In my most recent book, Mad Travelers, I disturbed sensitive readers, including one author my publisher sent the book to, for failing to include female characters. Mad Travelers is a nonfiction book. It’s an examination of wanderlust, focusing on the true story of a con artist who scammed many of the world’s most traveled people, all of them men. In one passage, I told a story about Captain James Cook’s wanderlust, irking one reviewer on Goodreads who said she stopped reading because I failed to condemn Cook for genocide.

Another Goodreads reviewer, using her real name and profile, which included a link to her website, claimed that I “clearly hate women.” She gave no explanation for this libelous allegation, and when I saw that she had a website with other book reviews and a contact box, I sent her a message asking her what she was talking about. This set off a chain reaction of events (described in detail in a piece for City-Journal) that led to me getting dozens of one-star ratings from friends and allies of the woman. The reviewer contacted Goodreads (owned by Amazon), my publisher, and various publications I work for with the intent of getting me canceled. Goodreads did just that, kicking me off of their platform for daring to defend myself against absurd charges.

Could sensitivity readers have spared me from these negative reviews and hassles? Perhaps so. I’d never change anything essential in my books.

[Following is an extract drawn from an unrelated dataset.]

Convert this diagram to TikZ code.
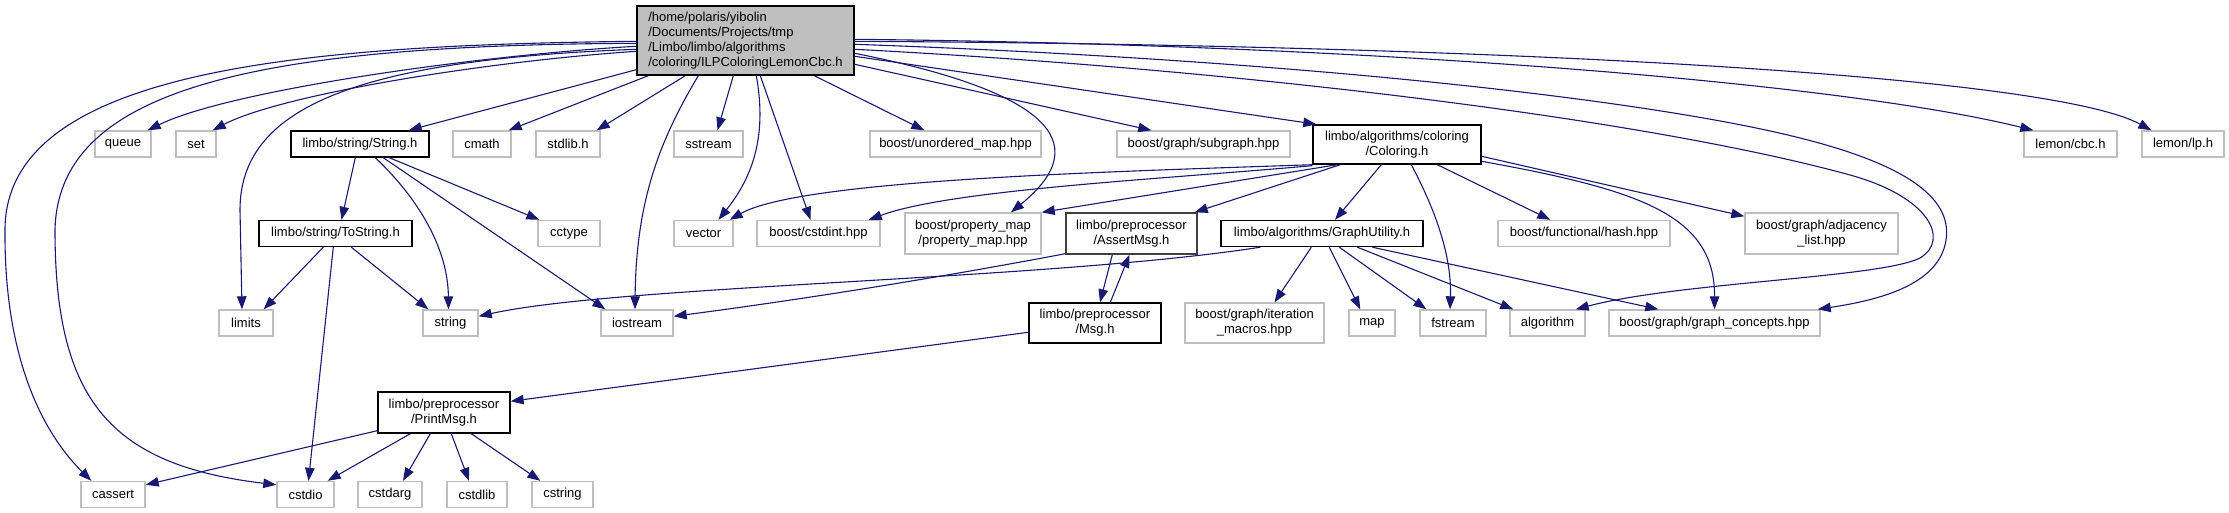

But many of the seemingly small things that infuriated some readers were far from essential. It never occurred to me that my books would antagonize anyone, but perhaps it would have if I’d had someone like Philippa Willitts read my work.

VICE recently spoke to Willitts, a sensitivity reader who specializes in editing works that include “issues, themes or characters that are disabled or LGBTQ+.” Willitts claimed the demand for her services was “definitely growing” because publishers and authors “don’t want to publish a book and then find themselves in a Twitter storm, or realize through Amazon reviews that they’ve gotten something massively wrong.”

The only thing I got massively wrong was underestimating how sensitive some progressives can be. Thanks to the left’s cultural dominance, progressives can comfortably exist in intellectual safe spaces where they’re rarely exposed to information they dislike in a way that is impossible for conservatives to replicate. Sensitivity readers exist as a kind of last line of defense against the intolerant left. Willitts acknowledges in her interview that sensitivity readers are essentially a “left-wing progressive thing.” But they’re probably a sad necessity for un-woke authors and content creators who aspire to succeed in a world gone mad.